Une boisson d’exception
Rares sont les thés qui demandent une préparation aussi minutieuse. Le Gyokuro n’est pas un thé qu’on boit à la va-vite. C’est un thé de cérémonie intimiste, apprécié pour sa technicité et la précision nécessaire pour en maîtriser la préparation.
Matcha : le thé en poudre devenu phénomène mondial
Le Matcha n’est pas seulement un thé en poudre ; c’est un symbole culturel. Sa préparation, son apparence et son usage diffèrent fortement des autres familles.
Une transformation radicale
Comme le Gyokuro, le Matcha provient de feuilles ombragées. Ces feuilles passent ensuite par une transformation unique : elles sont débarrassées de leurs tiges et nervures pour ne conserver que la partie la plus noble de la feuille. Ce reste, appelé tencha, est ensuite broyé en une poudre très fine à l’aide de meules traditionnelles en pierre.
Ce broyage est lent et exigeant : une meule produit seulement quelques dizaines de grammes par heure. La finesse de la poudre est essentielle, car le Matcha n’est pas infusé mais ingéré dans son intégralité, puisqu’on fouette la poudre avec l’eau.
Une préparation codifiée
La cérémonie du thé japonaise repose largement sur le Matcha. Sa préparation demande un geste précis et une attention soutenue : tamisage, dosage, température de l’eau, utilisation du fouet en bambou (chasen). Les petites variations dans le geste ou l’outil modifient significativement le résultat final.
Une texture unique
Contrairement aux thés infusés, le Matcha offre une expérience en bouche plus dense et homogène. C’est une catégorie à part, qui a su traverser les siècles sans perdre son caractère cérémoniel.

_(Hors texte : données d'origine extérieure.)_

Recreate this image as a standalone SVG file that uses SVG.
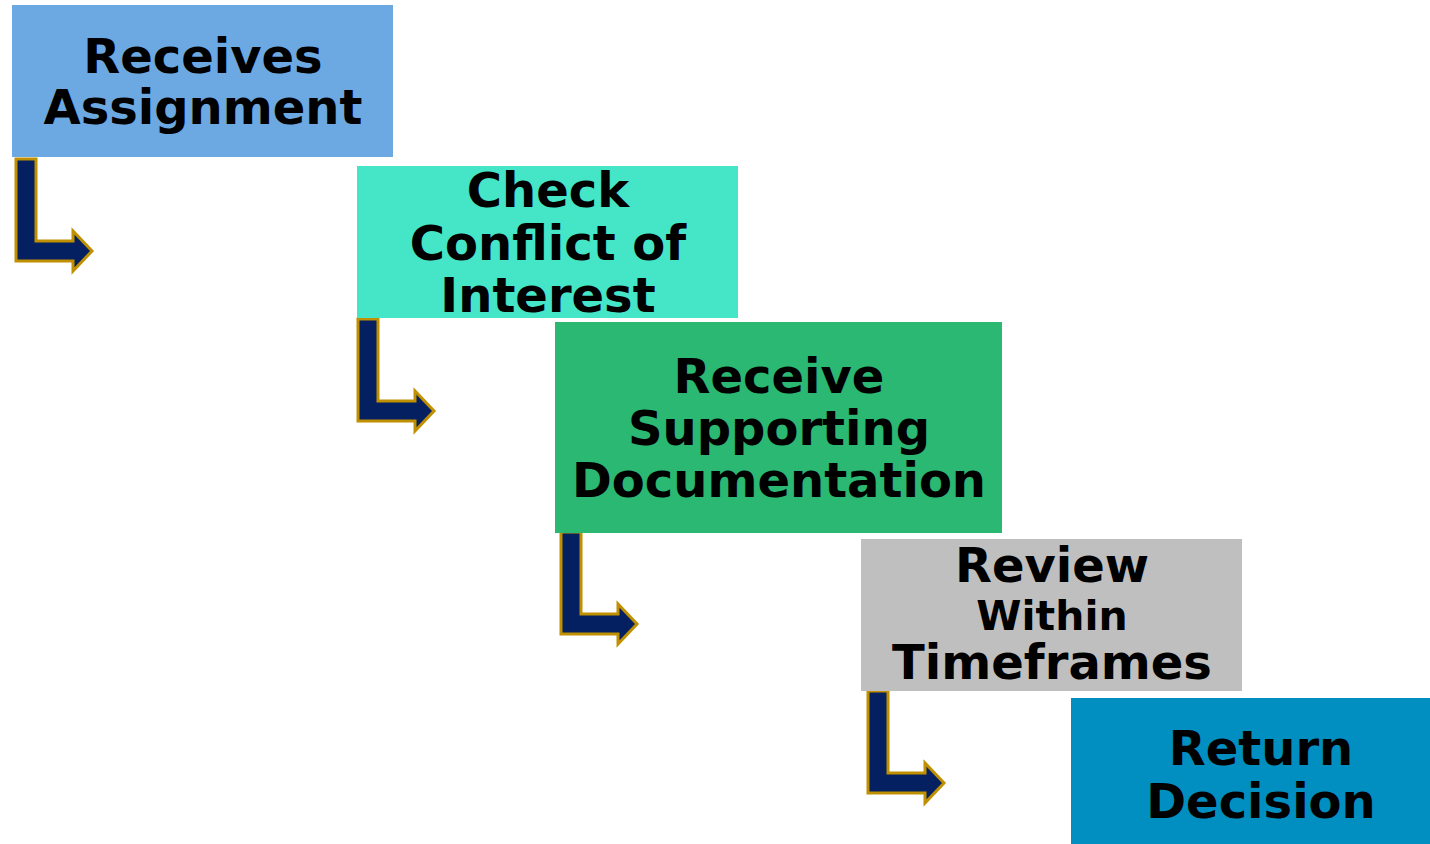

D’autres familles importantes à connaître
Bien que le Matcha, le Sencha et le Gyokuro soient les plus célèbres, d’autres thés enrichissent l’univers japonais du thé vert.
Bancha
Issu de feuilles plus matures récoltées plus tard dans la saison, le Bancha possède une personnalité plus rustique. C’est un thé du quotidien, simple, direct et souvent abordable.
Kabusecha
Ce thé est un intermédiaire entre Sencha et Gyokuro : il est ombragé, mais moins longtemps. Il combine donc une partie de leur identité aromatique, sans atteindre l’intensité du Gyokuro.
Hojicha
Dans cette catégorie, les feuilles de thé sont torréfiées. Le résultat est un thé aux notes grillées ou légèrement boisées, très différent des profils végétaux typiques du Japon.
Genmaicha
Ce thé associe du thé vert et du riz soufflé. Le mélange crée un profil aromatique singulier, à la fois végétal et gourmand. C’est un thé très apprécié pour sa dimension originale.